Extracted information:
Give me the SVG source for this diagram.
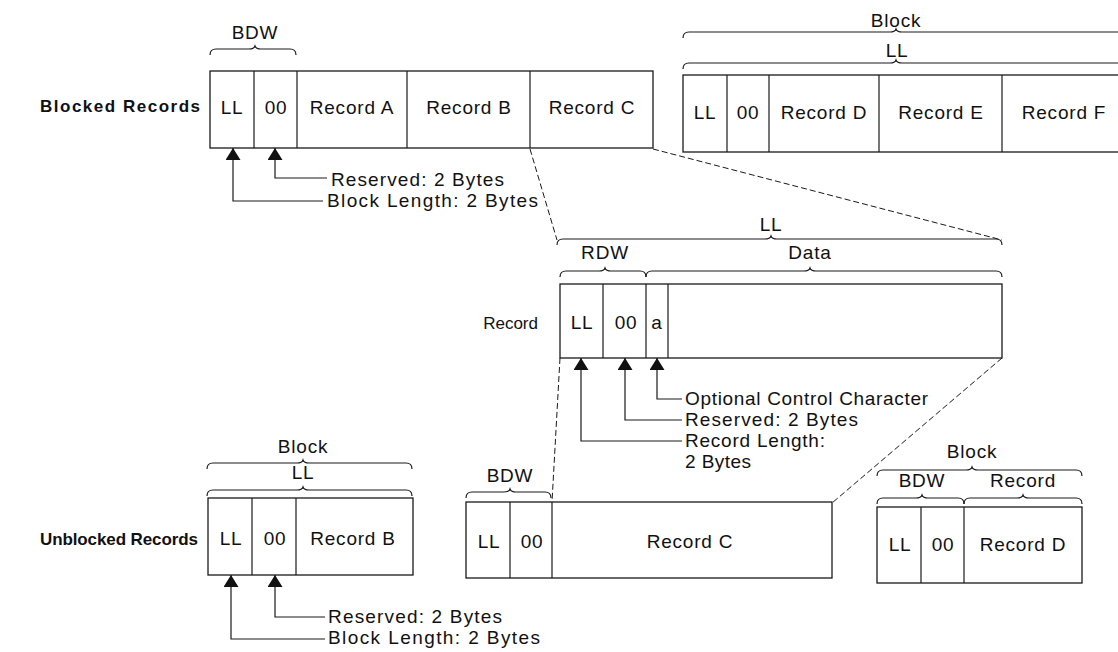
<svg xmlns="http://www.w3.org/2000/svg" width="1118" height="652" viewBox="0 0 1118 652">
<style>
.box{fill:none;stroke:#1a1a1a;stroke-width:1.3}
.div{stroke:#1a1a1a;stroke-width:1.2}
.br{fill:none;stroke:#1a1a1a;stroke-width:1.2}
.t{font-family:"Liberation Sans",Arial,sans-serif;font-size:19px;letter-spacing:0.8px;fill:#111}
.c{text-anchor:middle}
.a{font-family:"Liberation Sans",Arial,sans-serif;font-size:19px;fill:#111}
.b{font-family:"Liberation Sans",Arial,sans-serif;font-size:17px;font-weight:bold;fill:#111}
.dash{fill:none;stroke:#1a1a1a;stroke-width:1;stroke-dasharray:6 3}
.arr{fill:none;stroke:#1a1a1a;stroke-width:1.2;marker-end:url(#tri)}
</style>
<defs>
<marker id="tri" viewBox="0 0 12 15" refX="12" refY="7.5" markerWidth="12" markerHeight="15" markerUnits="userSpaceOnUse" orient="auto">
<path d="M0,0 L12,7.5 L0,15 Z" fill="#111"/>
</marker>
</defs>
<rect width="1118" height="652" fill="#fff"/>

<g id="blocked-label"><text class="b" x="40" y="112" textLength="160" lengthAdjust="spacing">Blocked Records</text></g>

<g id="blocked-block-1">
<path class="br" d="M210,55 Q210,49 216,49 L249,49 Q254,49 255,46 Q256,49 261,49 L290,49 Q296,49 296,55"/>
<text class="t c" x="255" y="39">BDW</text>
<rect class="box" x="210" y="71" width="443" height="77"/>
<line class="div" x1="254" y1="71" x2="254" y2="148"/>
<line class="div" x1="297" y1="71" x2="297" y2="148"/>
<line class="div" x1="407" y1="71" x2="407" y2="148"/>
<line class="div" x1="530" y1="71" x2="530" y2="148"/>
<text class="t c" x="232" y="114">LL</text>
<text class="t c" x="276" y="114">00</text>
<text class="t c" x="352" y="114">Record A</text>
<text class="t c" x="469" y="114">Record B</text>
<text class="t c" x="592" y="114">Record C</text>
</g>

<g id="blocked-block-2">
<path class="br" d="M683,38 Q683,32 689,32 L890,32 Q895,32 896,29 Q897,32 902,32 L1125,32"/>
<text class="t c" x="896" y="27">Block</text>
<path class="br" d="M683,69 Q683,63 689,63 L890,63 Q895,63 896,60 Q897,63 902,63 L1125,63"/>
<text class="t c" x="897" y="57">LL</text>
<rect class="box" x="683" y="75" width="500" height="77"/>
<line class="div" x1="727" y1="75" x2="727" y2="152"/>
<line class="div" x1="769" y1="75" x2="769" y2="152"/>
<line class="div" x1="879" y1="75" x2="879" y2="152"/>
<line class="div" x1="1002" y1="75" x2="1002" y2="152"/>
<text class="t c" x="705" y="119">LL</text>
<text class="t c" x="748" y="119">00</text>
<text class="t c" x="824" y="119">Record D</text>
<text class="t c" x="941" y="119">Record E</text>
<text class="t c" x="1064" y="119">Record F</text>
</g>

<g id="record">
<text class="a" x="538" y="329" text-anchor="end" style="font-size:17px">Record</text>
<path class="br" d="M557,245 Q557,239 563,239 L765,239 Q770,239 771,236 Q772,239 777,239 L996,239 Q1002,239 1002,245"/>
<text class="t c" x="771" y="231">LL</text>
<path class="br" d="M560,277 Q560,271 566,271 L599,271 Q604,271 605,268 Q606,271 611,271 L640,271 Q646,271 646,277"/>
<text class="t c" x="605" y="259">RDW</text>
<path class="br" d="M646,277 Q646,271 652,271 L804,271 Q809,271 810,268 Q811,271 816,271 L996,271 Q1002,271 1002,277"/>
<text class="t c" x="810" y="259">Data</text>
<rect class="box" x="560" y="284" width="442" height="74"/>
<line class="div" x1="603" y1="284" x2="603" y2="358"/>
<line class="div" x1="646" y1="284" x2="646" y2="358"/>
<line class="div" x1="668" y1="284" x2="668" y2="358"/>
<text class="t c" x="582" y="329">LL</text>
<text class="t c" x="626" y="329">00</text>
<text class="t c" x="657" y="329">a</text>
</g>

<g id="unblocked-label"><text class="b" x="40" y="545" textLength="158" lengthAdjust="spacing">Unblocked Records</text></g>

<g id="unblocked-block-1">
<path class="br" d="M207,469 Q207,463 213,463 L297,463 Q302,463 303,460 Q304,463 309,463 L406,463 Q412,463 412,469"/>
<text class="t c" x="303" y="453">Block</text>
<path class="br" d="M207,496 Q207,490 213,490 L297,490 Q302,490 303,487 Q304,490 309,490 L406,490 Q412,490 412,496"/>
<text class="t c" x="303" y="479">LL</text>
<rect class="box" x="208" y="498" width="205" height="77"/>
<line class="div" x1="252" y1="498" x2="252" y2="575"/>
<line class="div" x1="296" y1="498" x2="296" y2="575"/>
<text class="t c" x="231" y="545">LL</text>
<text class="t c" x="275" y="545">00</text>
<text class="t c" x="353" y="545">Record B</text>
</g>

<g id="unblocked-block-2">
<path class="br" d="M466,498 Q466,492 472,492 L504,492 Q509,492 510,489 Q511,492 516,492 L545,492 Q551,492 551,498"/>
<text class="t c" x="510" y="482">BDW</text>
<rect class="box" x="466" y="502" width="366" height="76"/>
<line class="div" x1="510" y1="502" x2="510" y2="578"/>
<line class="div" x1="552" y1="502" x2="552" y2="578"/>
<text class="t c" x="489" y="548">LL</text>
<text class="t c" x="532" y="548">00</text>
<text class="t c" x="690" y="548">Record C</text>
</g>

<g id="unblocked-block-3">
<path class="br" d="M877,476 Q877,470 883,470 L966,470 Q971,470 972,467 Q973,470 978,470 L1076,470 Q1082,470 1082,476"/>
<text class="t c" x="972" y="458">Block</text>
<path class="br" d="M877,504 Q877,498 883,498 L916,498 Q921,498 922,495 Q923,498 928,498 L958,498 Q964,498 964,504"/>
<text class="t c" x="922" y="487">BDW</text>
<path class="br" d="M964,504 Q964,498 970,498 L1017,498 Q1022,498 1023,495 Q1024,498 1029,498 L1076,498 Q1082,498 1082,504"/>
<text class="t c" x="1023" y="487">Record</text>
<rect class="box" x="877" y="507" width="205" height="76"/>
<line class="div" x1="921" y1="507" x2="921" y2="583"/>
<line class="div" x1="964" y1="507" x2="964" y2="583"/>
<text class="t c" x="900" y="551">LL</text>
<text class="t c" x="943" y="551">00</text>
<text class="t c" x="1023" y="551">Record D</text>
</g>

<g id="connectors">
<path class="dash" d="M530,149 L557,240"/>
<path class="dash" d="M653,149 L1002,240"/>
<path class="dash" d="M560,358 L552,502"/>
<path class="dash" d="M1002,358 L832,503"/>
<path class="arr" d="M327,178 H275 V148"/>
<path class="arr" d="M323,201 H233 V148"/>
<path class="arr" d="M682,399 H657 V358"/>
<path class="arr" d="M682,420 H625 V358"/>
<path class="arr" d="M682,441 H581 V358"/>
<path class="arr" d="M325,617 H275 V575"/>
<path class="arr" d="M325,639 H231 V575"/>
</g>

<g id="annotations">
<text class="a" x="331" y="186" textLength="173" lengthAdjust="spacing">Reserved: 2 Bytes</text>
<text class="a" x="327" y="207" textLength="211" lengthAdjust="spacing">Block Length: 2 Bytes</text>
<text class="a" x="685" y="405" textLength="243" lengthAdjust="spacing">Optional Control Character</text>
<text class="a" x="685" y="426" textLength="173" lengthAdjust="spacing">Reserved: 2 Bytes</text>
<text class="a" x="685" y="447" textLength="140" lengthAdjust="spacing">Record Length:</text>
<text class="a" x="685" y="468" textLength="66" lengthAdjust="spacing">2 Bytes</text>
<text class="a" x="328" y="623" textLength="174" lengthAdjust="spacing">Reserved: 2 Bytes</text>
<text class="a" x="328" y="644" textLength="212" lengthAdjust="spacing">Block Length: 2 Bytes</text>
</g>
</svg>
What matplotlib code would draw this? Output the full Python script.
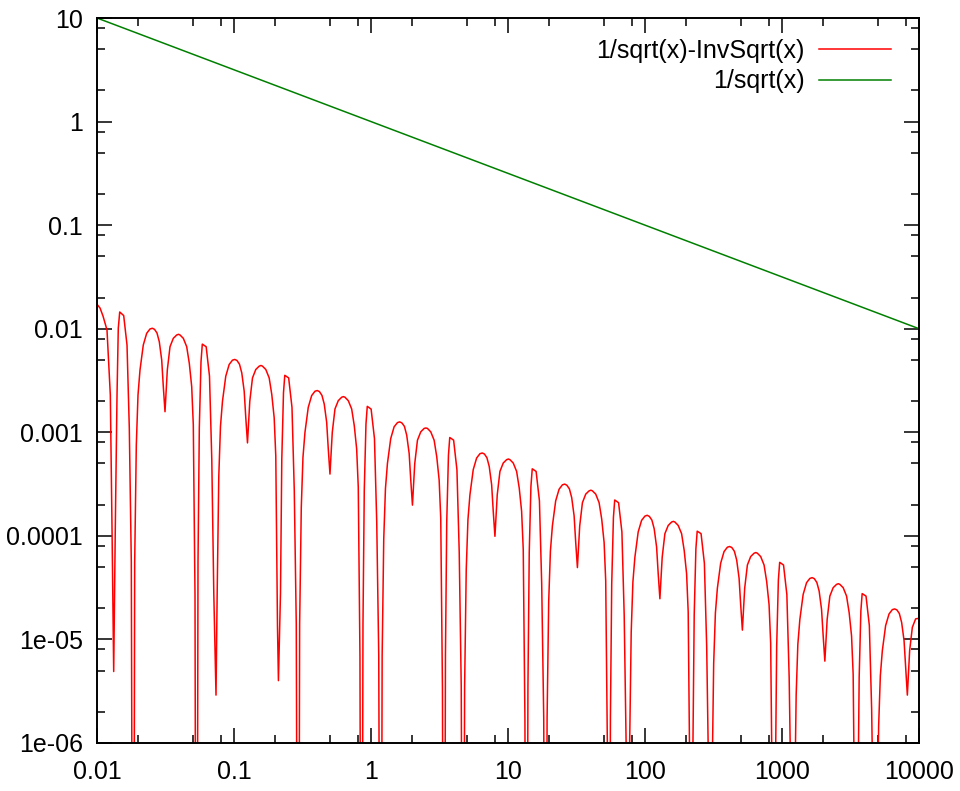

Written problem: Pull out every line holding "this" from the records above, and copy it.

Solution to the problem:
Give me the SVG source for this diagram.
What matplotlib code would draw this? Output the full Python script.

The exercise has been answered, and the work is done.